NOTE: requires a NESTED structure constraint FOR EACH aligned sequence!
Supported constraint encodings are ()<>.x
, see LocARNA documentation.
All other encodings are silently ignored.
Options:
-h, --help
Show this help message and exit
-a CLUSTALW.FILE, --alignment=CLUSTALW.FILE
LocARNA Clustal-w alignment output file to map the constaints to
-c FASTA.FILE, --constraint=FASTA.FILE
LocARNA FASTA input file with structure constraints used to generate the alignment
-t S|FS, --type=S|FS
LocARNA structure constraint type to be used: (S)tructure constraint or (FS) = fixed structure constraint.Default: 'S'
-m (>0), --min=(>0)
Minimal number of similar constraints per position to be considered in consensus.Default: 2
-f [0.6..1], --fraction=[0.6..1]
Minimal fraction of similar constraints per position to be considered in consensus.Default: 0.7
Using the provided
- LocARNA input FASTA file with structure constraints input-constraints.fa and
- the corresponding LocARNA CLUSTAL-W alignment output file result.aln
we can all the script like this
Rscript --vanilla consensus-constraint.R -a result.aln -c input-constraints.fa
and get the following output of a consensus constraint
.................<...<<<<.<<<<<<...<..<<<<<.................((.<(((<<(<......(((((<<<<................................................................................................>>)))))....>....>)>>)))>)).>>.............>>>>>>.>>.......>>....................................................................................
that we can use to call RNAalifold to get a constrained folding of the alignment.

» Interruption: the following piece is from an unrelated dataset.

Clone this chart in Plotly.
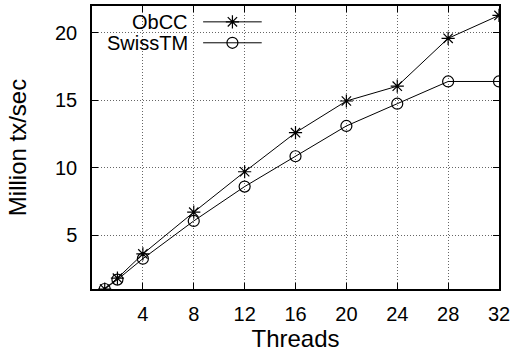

# pipe constraint via STDIN into RNAalifold
Rscript --vanilla consensus-constraint.R -a result.aln -c input-constraints.fa | \
RNAalifold --aln --color --ribosum_scoring --cfactor 0.6 --nfactor 0.5 --mis -t 0 -C --enforceConstraint --noLP result.aln
Requires
- R
tidyverse
packages (run in Rinstall.packages("tidyverse")
)optparse
package
If you are using conda and you dont have R installed, you can do so via conda
conda install conda-forge::r-tidyverse conda-forge::r-optparse
which should install all needed dependencies.